Todavía quedan resquicios de odio dentro de mí. Siento su eco, en el fondo de un silencio casi imperturbable, reverbera el quejido del monstruo castigador. Gime, gruñe, se desgañita haciendo añicos la paz tan duramente conquistada. No hay mal que cien años dure, ni cuerpo que lo resista, tampoco tregua.
Ahí tengo de nuevo al invasor, haciendo gala de sus más pérfidos ardides. Pareciera como si en este tiempo de ausencia se hubiera quedado sin fuelle aunque ahora, subrepticio como el cobarde que es, serpentea sigiloso susurrándome lo mucho que prefieren a los demás antes que a mí. Arremete de nuevo con la misma cantinela de siempre. ¡Qué cansino! Quiere hacer pagar la injusticia, la traición, la soledad, la humillación a cualquiera que lo despierte. Odio, odio, odio y más odio. Toneladas de odio que yacían en el fondo del océano. Este personaje que me parasita no soy yo, es tan solo una parte de mí que en algún momento me condujo hasta aquí. Él quiere exhumar los cadáveres del pasado que descansan tras el armisticio firmado entre ambas partes. El parásito quiere romper el tratado de paz. La guerra fría nunca terminó, tan solo fue escondida tras un tupido velo gestáltico.

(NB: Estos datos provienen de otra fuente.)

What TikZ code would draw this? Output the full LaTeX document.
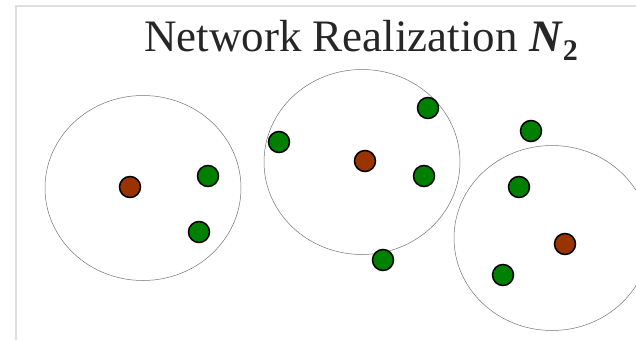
\documentclass[tikz,border=0pt]{standalone}
\usepackage{fontspec}
\setmainfont{Liberation Serif}
\usetikzlibrary{shapes.geometric}
\definecolor{headred}{RGB}{153,51,0}
\definecolor{membergreen}{RGB}{0,128,0}

\begin{document}
\begin{tikzpicture}[x=1pt, y=-1pt]
  \tikzstyle{rangebox}=[ellipse, draw=black!55, line width=0.5pt, minimum width=196pt, minimum height=185pt, inner sep=0pt]
  \tikzstyle{head}=[circle, draw=black, line width=1.5pt, fill=headred, minimum size=21pt, inner sep=0pt]
  \tikzstyle{member}=[head, fill=membergreen]
  \useasboundingbox (0,0) rectangle (636,340);
  \draw[black!13, line width=2pt] (16,340) -- (16,6) -- (636,6);
  \node[anchor=base, inner sep=0pt, text=black!85] (title) at (361,51)
    {\fontsize{45}{48}\selectfont Network Realization \textbf{\textit{N}}\raisebox{-9pt}{\fontsize{30}{30}\selectfont\bfseries 2}};
  % ranges
  \node[rangebox] (range1) at (143,188) {};
  \node[rangebox] (range2) at (362,162) {};
  \node[rangebox] (range3) at (552,238) {};
  % cluster 1
  \node[head] (head1) at (130,187) {};
  \node[member] (m1a) at (208,176) {};
  \node[member] (m1b) at (199,232) {};
  % cluster 2
  \node[head] (head2) at (365,161) {};
  \node[member] (m2a) at (279,142) {};
  \node[member] (m2b) at (428,108) {};
  \node[member] (m2c) at (424,176) {};
  \node[member] (m2d) at (383,260) {};
  % cluster 3
  \node[head] (head3) at (565,244) {};
  \node[member] (m3a) at (531,131) {};
  \node[member] (m3b) at (519,187) {};
  \node[member] (m3c) at (503,275) {};
\end{tikzpicture}
\end{document}
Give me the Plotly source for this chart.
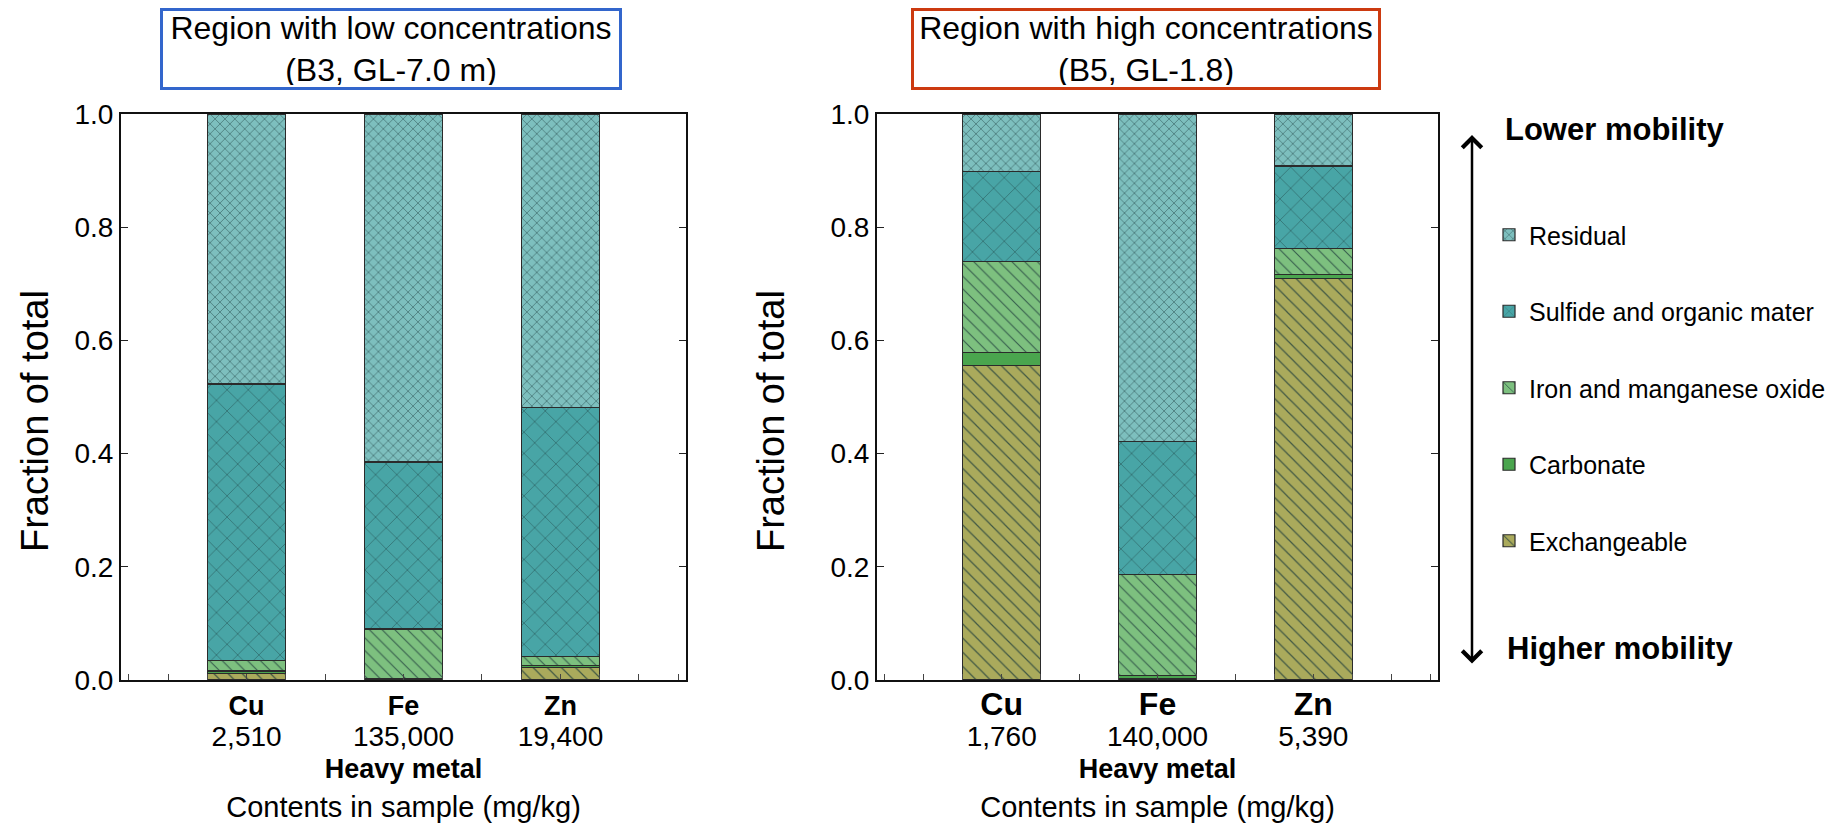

Se apalanca en la cicatriz que otrora fue abismo y logra redundar un olvidado sentimiento de insuficiencia y de comparación:
«Sigues sin ser la elegida, sigues aceptando las migajas, estás sola, nadie te quiere, nadie te mira ni siquiera cuando estás enferma. Corren hacia otro lugar, los prefieren a ellos. Huyen de ti y tú, de mientras, estás sola, sola, sola. Siempre preferirán la compañía de los demás, no la tuya. Siempre estarán demasiado cansados…».
Esa melodía ya la conozco y es el preludio del odio. Necesita encontrar razones para seguir odiando, Necesita el odio como alimento, como gasolina porque gracias al odio está vivo. Estoy pasando por la casilla de salida del monopoly aunque esta vez, ya tengo propiedades y no voy pagando rentas a titirimundi. Esta vez no me despisto y, lejos de mirar a otra parte, me siento con lo que hay. No rechazo al parásito, no lo quiero silenciar, ni perseguir, ni entregar a las fuerzas del orden. Esta vez sé lo que se viene, sé lo que anuncia y sencillamente reclamo su atención desde una silla vacía que me hago a mí misma. Le habla la parte tierna, la adulta que mira con misericordia a esa niña olvidada y que, a veces, se aviva:
«¿Qué te pasa?, ¿Qué necesitas?,¿Cómo puedo ayudarte? Muéstrate, no te rechazo, me permito la rabieta, me permito el capricho, sé que eres parte de mí o al menos de lo que fui en un pasado. Te atiendo, sea lo que sea estoy por y para ti. No te escondas y manifiesta lo que realmente te está doliendo.»
Y rompo a llorar porque veo que tan solo hay un velo que castiga la realidad tornándola competición. Una lucha que solo existe en mi cabeza donde existen los adversarios, los que están conmigo o los que están en mi contra. Los fuertes y los débiles. La jungla de asfalto está ahí fuera y si no eres de los vencedores, entonces formarás parte de los vencidos. No hay medias tintas, renace el guerrero con visión de túnel y una sola misión: Sobrevivir a cualquier precio y proteger su dignidad. Tal es la programación del parásito que trata de infestar al huésped. Esta vez, no obstante, el hospedero sabe más por viejo que por Diablo.
Conozco el preludio, es demasiado familiar. Ecuanimidad: El amor no se disputa, que hay amor a raudales, que la abundancia está al abasto de mi mano y que, además, desde el amor quiero la libertad incondicional para todos los que me rodean. Si realmente me conecto con lo que yo necesito y no con lo que mi ego quiere, veo que anhelo estar en silencio y a mi disposición. Soy presencia para mí. Lo último que necesito es estar pensando en ceder mi atención a alguien o sencillamente estar pendiente de otra persona que no sea yo. Y todo lo anterior proviene de un axioma igual de absurdo que el reclamo de atención: tengo que estar por los demás. De ahí mi alergia a la responsabilidad.
La única responsabilidad que tengo es ELEGIR qué vibración quiero poner en el mundo y cómo quiero reaccionar. ¿Desde la niña herida odiando y rechanzando? ¿Desde la adulta amorosa que comprende que nadie tuvo la culpa y se responsabiliza de mirar y elegir el amor y la compasión hacia sí misma?
El tirano cierra sus fauces y con los ojos como platos, llorosos de tanto aguantar, vuelve a maullar dócilmente. La templanza que domina a la fiera. Tres puntos colega.